Two years later, McTier would leave the University to take a position with a group of charitable foundations that dated back to 1937. That year, Atlanta businessman and philanthropist Robert W. Woodruff formed the Trebor Foundation (Trebor is Robert spelled backwards). In 1972, that foundation came into a common administrative arrangement with four other foundations: the Emily and Ernest Woodruff Foundation, which was created in 1939 to receive the estates of Robert Woodruff's parents; and three foundations associated with the estate of Joseph B. Whitehead, one of the original bottlers of Coca-Cola--the Joseph B. Whitehead Foundation, the Lettie Pate Evans Foundation, and the Lettie Pate Whitehead Foundation. (In 1979, the assets of the $105 million Emily and Ernest Woodruff Foundation were given to Emory, and after the death of Robert W. Woodruff in 1985, the Trebor Foundation was renamed the Robert W. Woodruff Foundation as a legacy to its founder.) According to McTier, the foundations have "broad interests in education, health, child welfare and youth programs, the elderly, cultural institutions and the arts, civic projects, economic development, and the environment. Their discretionary giving is largely limited to Georgia."

In preparation for the increased administrative duties caused by combining the foundations, McTier came on board as secretary of each in December 1971. He later became secretary/treasurer and then vice president of each foundation. In 1988, when Emory alumnus and trustee emeritus Boisfeuillet Jones retired from the position, McTier became president. He says "the philosophical core of the foundations' work is based on Robert Woodruff's deep concern for the well-being of the community in which he lived and for the advancement of the basic institutions which serve the citizens of the area. His interest in Emory is well documented." McTier describes his position as "overseeing the daily administrative activity related to managing the foundations' financial assets and to developing the grant programs to be considered by the foundations' trustees. A great deal of my time is spent with community and institutional leaders in the unending search for the most beneficial grant opportunities."

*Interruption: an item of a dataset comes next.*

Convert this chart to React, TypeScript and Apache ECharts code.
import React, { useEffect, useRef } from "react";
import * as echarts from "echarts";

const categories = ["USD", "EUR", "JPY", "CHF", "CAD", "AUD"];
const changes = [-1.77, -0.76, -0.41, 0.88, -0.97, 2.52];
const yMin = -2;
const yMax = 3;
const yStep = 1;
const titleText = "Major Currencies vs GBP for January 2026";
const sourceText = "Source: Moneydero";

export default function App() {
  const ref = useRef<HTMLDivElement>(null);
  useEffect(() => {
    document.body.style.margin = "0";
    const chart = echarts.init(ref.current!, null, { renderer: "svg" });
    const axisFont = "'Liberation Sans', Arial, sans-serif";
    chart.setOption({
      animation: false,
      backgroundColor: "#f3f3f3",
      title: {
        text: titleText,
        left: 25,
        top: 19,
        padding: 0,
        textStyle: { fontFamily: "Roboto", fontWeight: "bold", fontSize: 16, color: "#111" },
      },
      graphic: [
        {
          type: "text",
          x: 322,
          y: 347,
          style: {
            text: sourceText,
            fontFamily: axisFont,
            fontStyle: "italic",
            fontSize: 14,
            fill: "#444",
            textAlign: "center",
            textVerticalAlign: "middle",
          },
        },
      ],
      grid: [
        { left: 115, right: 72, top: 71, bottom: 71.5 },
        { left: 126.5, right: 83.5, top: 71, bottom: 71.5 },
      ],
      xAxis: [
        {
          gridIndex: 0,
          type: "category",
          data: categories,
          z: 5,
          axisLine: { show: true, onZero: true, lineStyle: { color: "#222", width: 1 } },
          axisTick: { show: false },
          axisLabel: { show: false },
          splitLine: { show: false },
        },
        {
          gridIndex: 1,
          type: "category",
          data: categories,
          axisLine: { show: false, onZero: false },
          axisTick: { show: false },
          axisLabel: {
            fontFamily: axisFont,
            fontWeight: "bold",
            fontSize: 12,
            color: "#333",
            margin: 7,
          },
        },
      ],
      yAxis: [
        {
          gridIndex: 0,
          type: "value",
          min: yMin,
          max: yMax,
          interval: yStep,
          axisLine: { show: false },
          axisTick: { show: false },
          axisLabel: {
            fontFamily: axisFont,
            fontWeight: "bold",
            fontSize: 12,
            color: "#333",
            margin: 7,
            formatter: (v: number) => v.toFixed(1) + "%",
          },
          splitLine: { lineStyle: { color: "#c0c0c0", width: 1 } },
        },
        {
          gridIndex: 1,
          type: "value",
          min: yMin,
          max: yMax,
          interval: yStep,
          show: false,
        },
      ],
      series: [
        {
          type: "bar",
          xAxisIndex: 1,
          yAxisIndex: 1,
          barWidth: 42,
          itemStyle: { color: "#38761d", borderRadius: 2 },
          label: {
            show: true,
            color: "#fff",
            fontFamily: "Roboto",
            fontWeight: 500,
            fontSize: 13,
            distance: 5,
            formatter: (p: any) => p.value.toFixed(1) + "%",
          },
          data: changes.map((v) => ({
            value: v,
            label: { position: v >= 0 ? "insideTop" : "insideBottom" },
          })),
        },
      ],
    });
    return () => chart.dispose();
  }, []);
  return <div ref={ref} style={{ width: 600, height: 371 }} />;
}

McTier also plays an active role in national and regional foundation associations and is currently chairman of the Foundation Center Board of Trustees in New York and vice chair of the Council on Foundations, based in Washington, D.C. He says he has somewhat mixed feelings about the current political climate in Washington, D.C., which says the private sector should take a greater role in funding social and cultural programs.

"Everyone should recognize that this country cannot maintain the level of expenditure in place at the federal level and maintain a healthy economy. We must exercise responsible fiscal discipline. While there is no possible way for private giving to fill the gap resulting from governmental budget reductions, we should enthusiastically support the growth of private philanthropy and its rich diversity. There should be greater incentives for the formation of major philanthropic endowments. Regrettably, current federal tax law inhibits giving to private foundations. Consequently, many of our nation's most successful contemporary entrepreneurs are not encouraged to follow the example set by Mr. Woodruff and others."